The case is Crippin v HMRC [2021] UKFTT 351 (TC) (see also page 5).
In 2006, Mr Crippin had bought a property in Scotland comprising a house (‘Loaningdale’) and what is described in the case as ‘an adjacent annex’. He lived there with his partner Ms McKean and their children.
In 2010/11, work was done on the annex converting it to a three-bedroom flat (though one bedroom was ‘due to its small size’ used as a home office) with its own kitchen and bathroom facilities, and it became known as ‘Benko’.
Access to Benko was either through a separate independent entrance or via a first-floor balcony shared with Loaningdale. The two properties were said to be so close together that it was possible ‘to see right into the sitting-room’ of Benko from Loaningdale.
For about a year from October 2011 Benko was occupied by ‘friends of friends’ of Mr Crippin and Ms McKean under informal arrangements. There was no tenancy agreement (though contributions were made to ‘family accommodation overheads’); Mr Crippin and Ms McKean continued to have unrestricted access to Benko and to store some of their belongings there; and Mr Crippin’s parents had stayed there when the ‘friends of friends’ were away. A dispute with the council as to whether there had been ‘private letting’ and whether this was in breach of the planning consent given for the conversion works was resolved by the grant of retrospective approval.
Mr Crippin sold Benko to Ms McKean in January 2013.
In the period between the departure of the ‘friends of friends’ and the date of sale, Benko was advertised as available for furnished holiday lets and actually let for 31 days. For the rest of the time it was used by the family for personal and family purposes.
So, the question was: was Benko part of a dwelling-house that had been Mr Crippin’s only or main residence?
The tribunal noted that ‘a dwelling-house might consist of more than one building even if the other building itself constituted a separate dwelling-house. Therefore, the issue before us is whether Benko, which is “appurtenant” to, and “within the curtilage” of Loaningdale, was a part of a dwelling-house that had been Mr Crippin’s only or main residence at any time during the period in which he owned it.’
It concluded that: ‘Having carefully considered the evidence, particularly the lack of any formal arrangement under which Ms McKean’s friends were allowed to stay at Benko, that Mr Crippin’s and Ms McKean’s “stuff” remained there, their unfettered access to the property and use of it during this period, e.g. family members staying there, we consider that Benko was, from the time of its construction until the departure of Ms McKean’s friends in around October 2012, Mr Crippin’s only or main residence.’

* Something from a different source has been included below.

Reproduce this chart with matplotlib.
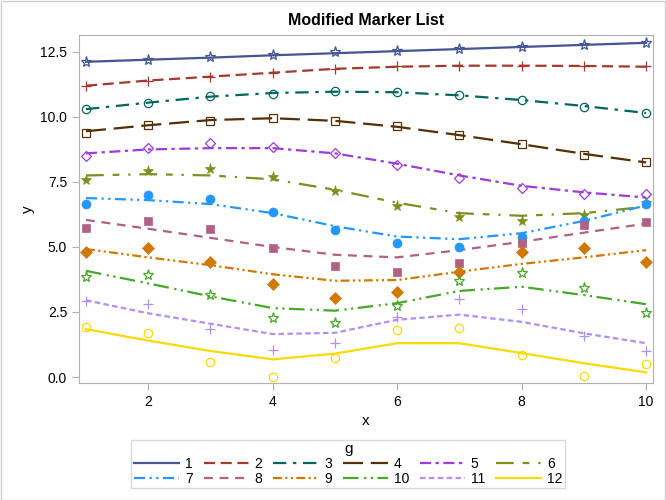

The tribunal considered that for the period from October 2012 until sale, Benko was not part of the main residence; but since that period was part of the final 36 months of ownership (now reduced to nine months), relief was due in full.

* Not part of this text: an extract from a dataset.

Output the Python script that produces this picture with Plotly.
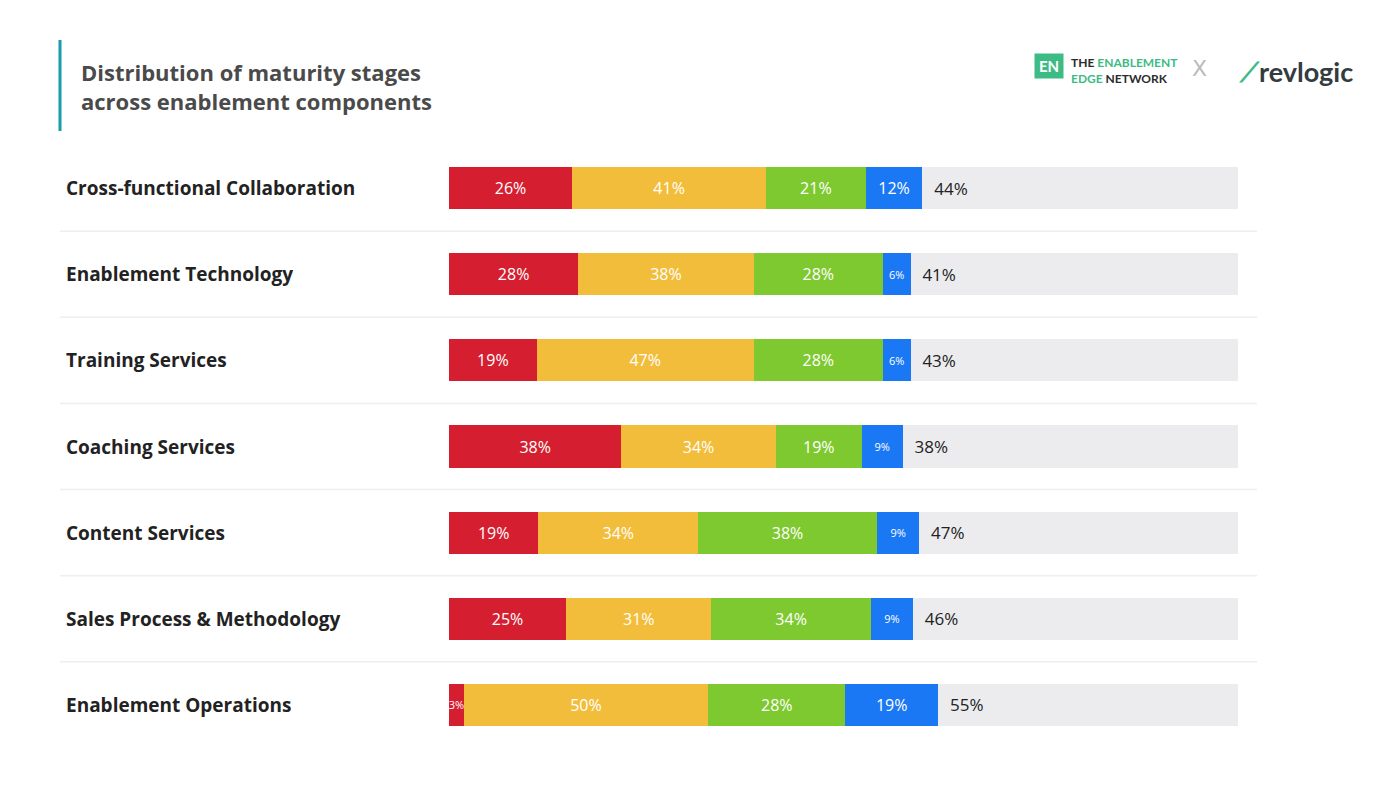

It’s slightly odd, perhaps, to conclude that Benko was part of Mr Crippin’s main residence for the period when someone else was living there but not for the period when it was merely being held out as available for letting and meanwhile actually used by Mr Crippin. And odder, perhaps, that neither in the parties’ arguments nor in the decision is any mention made of the provisions of TCGA 1992 s 223B, which deal with periods during which part of a house is used as the owner’s only or main residence and part is let as residential accommodation: precisely the circumstance we have here. Mr Crippin represented himself so can be forgiven the oversight: but it was arguably naughty of HMRC not to draw this relief to the attention of the tribunal.
So – probably the right answer, but not necessarily for the right reasons.